> [PROBLEM REQUIREMENTS]: Check every line of the entries for "code", and copy the lines that hold it.

━━ INFORMATION SHOWN

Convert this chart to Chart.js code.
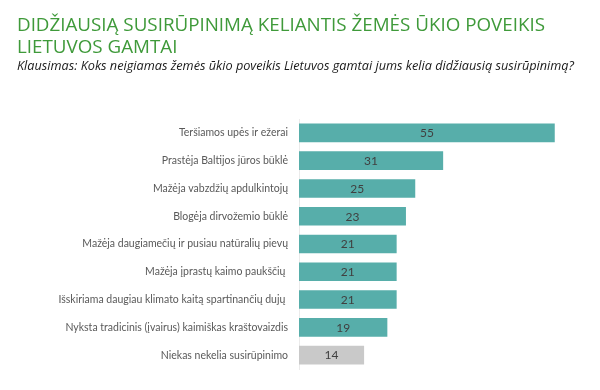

━━━━
━━ INFORMATION SHOWN

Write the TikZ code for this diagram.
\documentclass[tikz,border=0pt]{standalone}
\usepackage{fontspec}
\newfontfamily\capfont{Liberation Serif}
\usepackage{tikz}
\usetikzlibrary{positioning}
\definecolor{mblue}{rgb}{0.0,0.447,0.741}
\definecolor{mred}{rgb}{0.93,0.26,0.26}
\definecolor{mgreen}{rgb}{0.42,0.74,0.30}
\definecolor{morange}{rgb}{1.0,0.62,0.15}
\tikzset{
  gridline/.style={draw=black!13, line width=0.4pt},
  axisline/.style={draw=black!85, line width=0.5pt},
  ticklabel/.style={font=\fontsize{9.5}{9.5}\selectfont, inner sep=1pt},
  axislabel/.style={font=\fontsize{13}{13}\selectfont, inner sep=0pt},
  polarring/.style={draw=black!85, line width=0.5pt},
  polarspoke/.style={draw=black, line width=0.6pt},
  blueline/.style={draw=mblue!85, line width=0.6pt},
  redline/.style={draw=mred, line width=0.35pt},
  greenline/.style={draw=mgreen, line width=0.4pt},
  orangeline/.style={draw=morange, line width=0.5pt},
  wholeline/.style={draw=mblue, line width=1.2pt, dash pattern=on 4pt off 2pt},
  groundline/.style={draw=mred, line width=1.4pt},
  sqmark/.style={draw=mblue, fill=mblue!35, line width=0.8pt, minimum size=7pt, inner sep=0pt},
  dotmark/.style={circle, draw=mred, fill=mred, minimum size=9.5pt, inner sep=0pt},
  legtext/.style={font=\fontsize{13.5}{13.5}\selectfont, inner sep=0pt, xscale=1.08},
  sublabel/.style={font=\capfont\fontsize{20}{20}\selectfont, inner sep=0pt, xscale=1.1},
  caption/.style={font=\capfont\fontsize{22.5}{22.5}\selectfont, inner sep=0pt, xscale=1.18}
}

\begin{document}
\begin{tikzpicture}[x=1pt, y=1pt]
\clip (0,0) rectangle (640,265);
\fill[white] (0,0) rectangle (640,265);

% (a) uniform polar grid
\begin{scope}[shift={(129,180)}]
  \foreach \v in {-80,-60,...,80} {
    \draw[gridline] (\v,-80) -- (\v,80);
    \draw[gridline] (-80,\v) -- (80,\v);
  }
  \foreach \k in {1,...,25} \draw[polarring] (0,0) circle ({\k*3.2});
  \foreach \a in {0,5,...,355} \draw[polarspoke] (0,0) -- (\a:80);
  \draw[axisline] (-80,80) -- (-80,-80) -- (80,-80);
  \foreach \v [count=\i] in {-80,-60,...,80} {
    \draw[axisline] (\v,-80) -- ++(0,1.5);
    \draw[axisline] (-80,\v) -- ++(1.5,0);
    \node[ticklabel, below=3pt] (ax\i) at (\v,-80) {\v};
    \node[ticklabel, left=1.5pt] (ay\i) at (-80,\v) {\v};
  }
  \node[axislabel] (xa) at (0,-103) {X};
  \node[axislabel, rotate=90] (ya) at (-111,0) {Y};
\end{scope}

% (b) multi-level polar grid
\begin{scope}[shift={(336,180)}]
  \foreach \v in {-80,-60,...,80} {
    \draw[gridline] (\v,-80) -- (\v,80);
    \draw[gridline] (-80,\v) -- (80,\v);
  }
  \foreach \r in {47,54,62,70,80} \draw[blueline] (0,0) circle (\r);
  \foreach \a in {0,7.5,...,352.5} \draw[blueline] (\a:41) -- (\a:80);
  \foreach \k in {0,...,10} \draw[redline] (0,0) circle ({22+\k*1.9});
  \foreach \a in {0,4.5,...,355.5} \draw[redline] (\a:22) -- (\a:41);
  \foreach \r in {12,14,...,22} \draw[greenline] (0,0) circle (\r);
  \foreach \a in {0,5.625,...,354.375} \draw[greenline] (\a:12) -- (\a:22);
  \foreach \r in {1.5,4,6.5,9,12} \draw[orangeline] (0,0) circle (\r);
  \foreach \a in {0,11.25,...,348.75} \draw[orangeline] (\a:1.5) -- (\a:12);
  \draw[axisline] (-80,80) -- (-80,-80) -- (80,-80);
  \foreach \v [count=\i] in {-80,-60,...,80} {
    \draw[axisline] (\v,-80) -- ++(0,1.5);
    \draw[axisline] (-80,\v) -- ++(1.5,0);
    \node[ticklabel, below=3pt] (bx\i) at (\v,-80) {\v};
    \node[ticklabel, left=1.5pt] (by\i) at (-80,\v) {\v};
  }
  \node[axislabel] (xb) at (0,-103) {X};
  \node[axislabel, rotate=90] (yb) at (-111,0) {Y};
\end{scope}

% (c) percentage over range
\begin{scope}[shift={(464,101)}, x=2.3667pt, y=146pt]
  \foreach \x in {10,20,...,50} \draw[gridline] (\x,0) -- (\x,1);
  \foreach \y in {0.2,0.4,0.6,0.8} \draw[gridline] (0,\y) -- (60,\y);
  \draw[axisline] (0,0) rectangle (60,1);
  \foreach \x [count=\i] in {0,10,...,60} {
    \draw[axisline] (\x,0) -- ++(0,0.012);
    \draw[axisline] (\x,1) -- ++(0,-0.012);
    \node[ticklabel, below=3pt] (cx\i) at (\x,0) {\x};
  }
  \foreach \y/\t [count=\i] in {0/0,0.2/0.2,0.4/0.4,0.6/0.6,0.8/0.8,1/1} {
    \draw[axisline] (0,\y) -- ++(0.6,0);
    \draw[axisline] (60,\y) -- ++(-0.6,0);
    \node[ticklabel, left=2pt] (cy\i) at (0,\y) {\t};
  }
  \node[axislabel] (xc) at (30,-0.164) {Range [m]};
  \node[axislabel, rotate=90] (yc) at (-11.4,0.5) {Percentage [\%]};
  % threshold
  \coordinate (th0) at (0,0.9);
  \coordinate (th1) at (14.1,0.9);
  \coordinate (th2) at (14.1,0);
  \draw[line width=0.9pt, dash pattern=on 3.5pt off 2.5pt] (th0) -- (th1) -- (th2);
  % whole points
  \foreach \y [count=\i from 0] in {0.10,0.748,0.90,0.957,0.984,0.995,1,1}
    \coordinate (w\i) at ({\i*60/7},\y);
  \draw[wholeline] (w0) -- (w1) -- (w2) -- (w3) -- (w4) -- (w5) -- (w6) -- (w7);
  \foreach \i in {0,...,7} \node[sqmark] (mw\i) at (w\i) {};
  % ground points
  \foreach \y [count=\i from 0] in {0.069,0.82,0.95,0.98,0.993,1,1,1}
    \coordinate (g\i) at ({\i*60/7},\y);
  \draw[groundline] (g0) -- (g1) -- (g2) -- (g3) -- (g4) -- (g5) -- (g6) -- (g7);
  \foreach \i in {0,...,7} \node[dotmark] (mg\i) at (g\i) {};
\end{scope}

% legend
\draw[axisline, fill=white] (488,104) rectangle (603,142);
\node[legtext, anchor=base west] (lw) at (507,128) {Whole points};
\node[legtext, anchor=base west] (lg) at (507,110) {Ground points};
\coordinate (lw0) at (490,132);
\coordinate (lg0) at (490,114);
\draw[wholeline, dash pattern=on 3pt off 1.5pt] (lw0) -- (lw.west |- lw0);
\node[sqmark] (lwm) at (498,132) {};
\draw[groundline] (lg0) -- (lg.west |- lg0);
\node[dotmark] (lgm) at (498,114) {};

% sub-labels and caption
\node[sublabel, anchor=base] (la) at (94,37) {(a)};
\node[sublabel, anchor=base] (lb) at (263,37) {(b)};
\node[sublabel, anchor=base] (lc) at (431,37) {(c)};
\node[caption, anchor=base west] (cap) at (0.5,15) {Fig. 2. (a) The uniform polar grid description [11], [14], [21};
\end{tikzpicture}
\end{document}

━━━━

> [PROBLEM SOLUTION]:
Convert this chart to Chart.js code.
Write the TikZ code for this diagram.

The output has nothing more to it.